This hasn’t been a particularly good week for our friends at Smith & Wesson.  The only good news is that the company common stock, which had been floating around at $10 bucks a share, jumped to $15 after the company released its quarterly earning report which saw an increase both in sales and profit margins. Considering that August FBI-NICS background checks continued to slide, losing nearly 7% from August 2018 numbers, the financial resurgence of S&W was really good news.

lott1             On the other hand, the company has just received a shareholder proposal from a bunch of peacenik nuns, who are demanding that the company explain the public safety risks associated with its products. This group had previously won a vote at the Ruger annual shareholders meeting requiring that another storied gun maker explain why its products do more good than harm.

The idea that a gun maker should be policing its sales channels to help prevent the mis-use of its products was initiated in the 1990’s with a lawsuit brought by the NAACP against Smith & Wesson; the suit claiming that S&W’s sales strategies pushed guns into the hands of people who then use the products to commit violent crimes. The suit was rejected on a technicality because the judge could not find that the NAACP had legal standing to submit its litigation, but the same proposal then appeared in a deal between S&W and the Clinton Administration, provoking a boycott that almost drove the gun maker out of business altogether.

This time around, the shareholders will be asked to vote on a proposal that will require company management to: (1). Assess the potential risks to the company related to the growing national debate about gun violence; (2). report on research initiatives to develop a smart gun; (3). monitor violent events associated with the use of its products. The company’s response was fairly straightforward, claiming that they recognized the possible impact of the gun-violence debate, that there was no viable smart-gun technology that could be developed, and that all ATF trace requests on crime guns were answered promptly and correctly.

Had our friend Jim Debney, the S&W President, left it at that, the whole issue would have passed gone through one news cycle and disappeared. But Debney couldn’t leave well enough alone. He then had to touch the rawest nerve of Gun-control Nation by citing in the company’s defense the work of none other than that no-good bum, John Lott. Using data from Lott’s website, Debney argued that in jurisdictions where concealed-carry permits had been issued, violent crime had gone down – a riff on Lott’s famous (or infamous) book, More Guns, Less Crime.
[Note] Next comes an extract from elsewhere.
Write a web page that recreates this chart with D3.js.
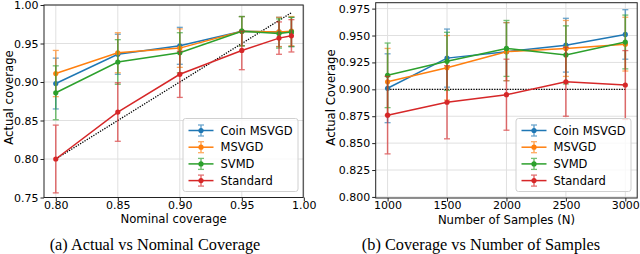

This led to a column in Gun-control Nation’s media outlet, The Trace, which chastised Debney for using ‘pseudoscience’ to push back against the good Sisters of the Holy Names of Jesus and Mary who initiated the shareholder proposal. The author of this latest Lott hit piece, Alex Yablon, refers to himself as a journalist but he’s really a promoter of some of Gun-control Nation’s most cherished beliefs, one of them being that if John Lott would dry up and blow away, we would suffer less violence from guns.

Having been on the receiving end of numerous verbal attacks (and threats) from some of the real schmucks who dwell on the fringe of Gun-nut Nation, I have come to the conclusion that using insulting epithets or digging up embarrassing moments in someone’s background in lieu of informed criticism of their work is nothing more than an exercise in calling attention to yourself when you really have nothing substantive to say. The research that Yablon cites as having ‘debunked [Lott] for years’ does nothing of the sort. If Yablon honestly believes that taking previously-published data (by Lott) and putting it into a synthetic controls regression model is research, this simply demonstrates that he is not a researcher and has never done scientific research at all.

I have made my own concerns about Lott’s work very clear. But research-based criticism is one thing, abusive disparagement is something else. I’m not sure that everyone in Gun-control Nation understands the difference.